[Items listed in a dataset]

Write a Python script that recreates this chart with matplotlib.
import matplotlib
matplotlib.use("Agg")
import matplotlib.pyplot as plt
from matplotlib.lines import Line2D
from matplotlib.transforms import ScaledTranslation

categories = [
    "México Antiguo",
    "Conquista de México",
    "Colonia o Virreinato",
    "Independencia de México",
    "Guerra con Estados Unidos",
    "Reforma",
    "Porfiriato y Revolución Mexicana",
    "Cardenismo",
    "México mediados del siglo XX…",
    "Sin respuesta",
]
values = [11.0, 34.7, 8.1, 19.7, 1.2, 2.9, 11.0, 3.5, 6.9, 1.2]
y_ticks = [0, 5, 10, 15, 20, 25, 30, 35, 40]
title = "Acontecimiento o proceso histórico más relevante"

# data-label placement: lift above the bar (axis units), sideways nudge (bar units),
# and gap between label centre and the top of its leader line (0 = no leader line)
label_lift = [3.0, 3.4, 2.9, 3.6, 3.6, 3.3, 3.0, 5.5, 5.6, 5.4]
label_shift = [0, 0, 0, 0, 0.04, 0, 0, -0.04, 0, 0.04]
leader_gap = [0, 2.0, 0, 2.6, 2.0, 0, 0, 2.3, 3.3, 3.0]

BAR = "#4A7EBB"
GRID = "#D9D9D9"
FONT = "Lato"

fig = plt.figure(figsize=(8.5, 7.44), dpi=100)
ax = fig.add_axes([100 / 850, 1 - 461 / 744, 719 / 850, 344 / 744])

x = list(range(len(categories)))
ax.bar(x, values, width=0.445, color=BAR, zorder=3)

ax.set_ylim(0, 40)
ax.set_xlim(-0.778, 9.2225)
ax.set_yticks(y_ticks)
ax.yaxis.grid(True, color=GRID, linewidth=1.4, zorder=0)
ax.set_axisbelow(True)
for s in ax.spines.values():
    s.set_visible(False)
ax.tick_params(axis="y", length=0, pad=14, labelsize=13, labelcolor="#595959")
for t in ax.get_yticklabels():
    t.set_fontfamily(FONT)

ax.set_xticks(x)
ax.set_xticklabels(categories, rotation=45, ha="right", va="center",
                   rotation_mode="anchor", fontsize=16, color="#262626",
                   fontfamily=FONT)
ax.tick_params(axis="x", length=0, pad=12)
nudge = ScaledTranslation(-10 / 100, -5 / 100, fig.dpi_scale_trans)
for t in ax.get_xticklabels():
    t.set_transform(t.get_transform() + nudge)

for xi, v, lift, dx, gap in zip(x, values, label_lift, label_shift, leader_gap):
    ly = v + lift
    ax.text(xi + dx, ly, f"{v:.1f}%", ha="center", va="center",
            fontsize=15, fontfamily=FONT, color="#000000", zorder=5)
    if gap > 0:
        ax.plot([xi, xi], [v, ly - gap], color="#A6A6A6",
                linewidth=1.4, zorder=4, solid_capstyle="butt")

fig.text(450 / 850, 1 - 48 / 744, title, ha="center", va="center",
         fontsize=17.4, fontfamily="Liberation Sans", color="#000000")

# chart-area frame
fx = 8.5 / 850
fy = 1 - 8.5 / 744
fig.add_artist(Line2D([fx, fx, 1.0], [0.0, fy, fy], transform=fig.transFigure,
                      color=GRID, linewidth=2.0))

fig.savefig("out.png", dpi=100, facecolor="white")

---

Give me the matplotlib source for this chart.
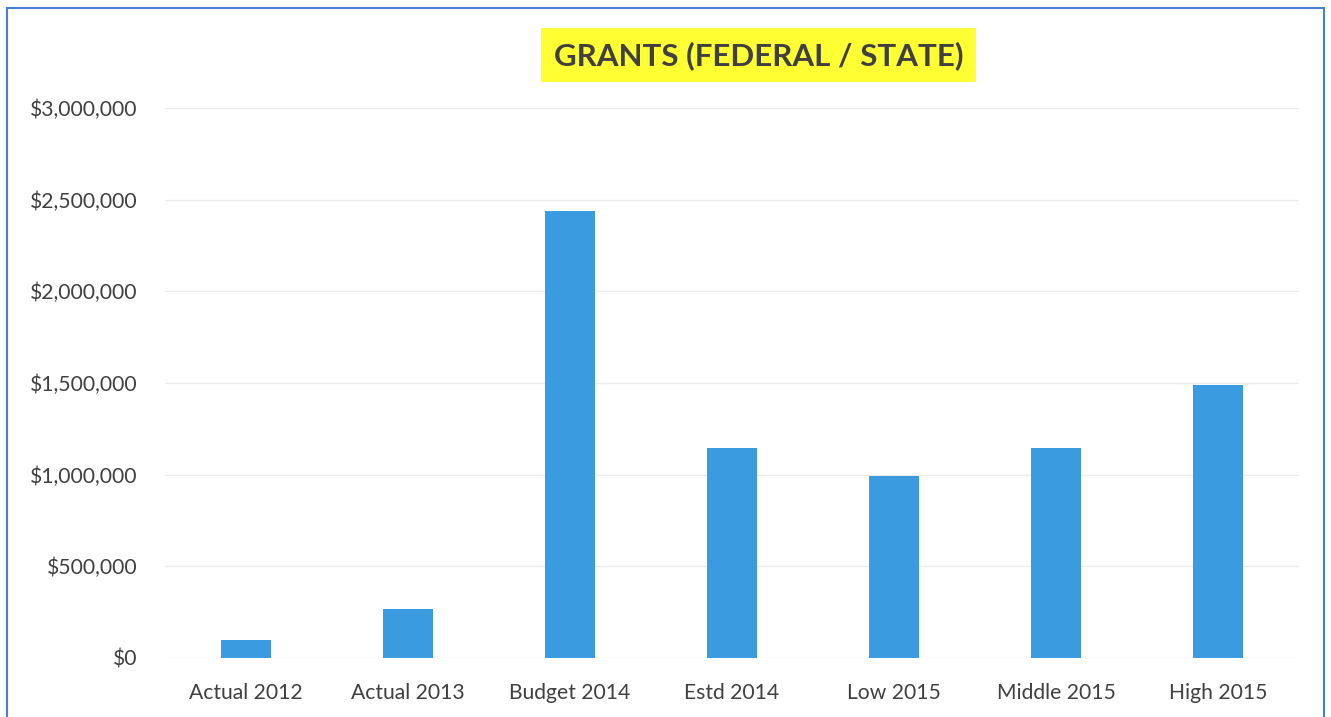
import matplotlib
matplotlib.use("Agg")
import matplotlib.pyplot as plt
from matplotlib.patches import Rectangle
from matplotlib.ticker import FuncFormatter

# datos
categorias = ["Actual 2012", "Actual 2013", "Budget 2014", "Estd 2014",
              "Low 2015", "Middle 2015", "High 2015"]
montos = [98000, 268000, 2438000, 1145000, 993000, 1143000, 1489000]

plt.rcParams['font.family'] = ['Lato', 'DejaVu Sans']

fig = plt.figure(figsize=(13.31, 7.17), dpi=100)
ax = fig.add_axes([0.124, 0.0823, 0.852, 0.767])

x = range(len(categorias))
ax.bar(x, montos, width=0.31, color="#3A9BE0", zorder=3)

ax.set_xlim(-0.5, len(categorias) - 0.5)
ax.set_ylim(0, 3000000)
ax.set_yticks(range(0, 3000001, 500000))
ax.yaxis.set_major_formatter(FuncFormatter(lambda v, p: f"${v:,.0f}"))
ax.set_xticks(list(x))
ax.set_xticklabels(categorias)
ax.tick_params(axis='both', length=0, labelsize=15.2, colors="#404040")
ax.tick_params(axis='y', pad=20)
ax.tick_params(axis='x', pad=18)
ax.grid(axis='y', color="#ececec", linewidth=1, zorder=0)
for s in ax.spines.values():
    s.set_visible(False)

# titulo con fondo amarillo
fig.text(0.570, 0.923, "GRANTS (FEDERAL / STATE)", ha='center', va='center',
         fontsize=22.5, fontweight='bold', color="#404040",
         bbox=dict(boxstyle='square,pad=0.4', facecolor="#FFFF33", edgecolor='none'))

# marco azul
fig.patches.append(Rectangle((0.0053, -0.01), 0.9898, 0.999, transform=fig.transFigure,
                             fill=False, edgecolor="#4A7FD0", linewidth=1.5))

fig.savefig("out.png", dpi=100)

What is expected >> Starting at the line that contains "Write a Python" and ending at the line that contains "t.set_fontfamily(FONT)", retype each line exactly; omit everything outside that range.

Task result >>
Write a Python script that recreates this chart with matplotlib.
import matplotlib
matplotlib.use("Agg")
import matplotlib.pyplot as plt
from matplotlib.lines import Line2D
from matplotlib.transforms import ScaledTranslation

categories = [
    "México Antiguo",
    "Conquista de México",
    "Colonia o Virreinato",
    "Independencia de México",
    "Guerra con Estados Unidos",
    "Reforma",
    "Porfiriato y Revolución Mexicana",
    "Cardenismo",
    "México mediados del siglo XX…",
    "Sin respuesta",
]
values = [11.0, 34.7, 8.1, 19.7, 1.2, 2.9, 11.0, 3.5, 6.9, 1.2]
y_ticks = [0, 5, 10, 15, 20, 25, 30, 35, 40]
title = "Acontecimiento o proceso histórico más relevante"

# data-label placement: lift above the bar (axis units), sideways nudge (bar units),
# and gap between label centre and the top of its leader line (0 = no leader line)
label_lift = [3.0, 3.4, 2.9, 3.6, 3.6, 3.3, 3.0, 5.5, 5.6, 5.4]
label_shift = [0, 0, 0, 0, 0.04, 0, 0, -0.04, 0, 0.04]
leader_gap = [0, 2.0, 0, 2.6, 2.0, 0, 0, 2.3, 3.3, 3.0]

BAR = "#4A7EBB"
GRID = "#D9D9D9"
FONT = "Lato"

fig = plt.figure(figsize=(8.5, 7.44), dpi=100)
ax = fig.add_axes([100 / 850, 1 - 461 / 744, 719 / 850, 344 / 744])

x = list(range(len(categories)))
ax.bar(x, values, width=0.445, color=BAR, zorder=3)

ax.set_ylim(0, 40)
ax.set_xlim(-0.778, 9.2225)
ax.set_yticks(y_ticks)
ax.yaxis.grid(True, color=GRID, linewidth=1.4, zorder=0)
ax.set_axisbelow(True)
for s in ax.spines.values():
    s.set_visible(False)
ax.tick_params(axis="y", length=0, pad=14, labelsize=13, labelcolor="#595959")
for t in ax.get_yticklabels():
    t.set_fontfamily(FONT)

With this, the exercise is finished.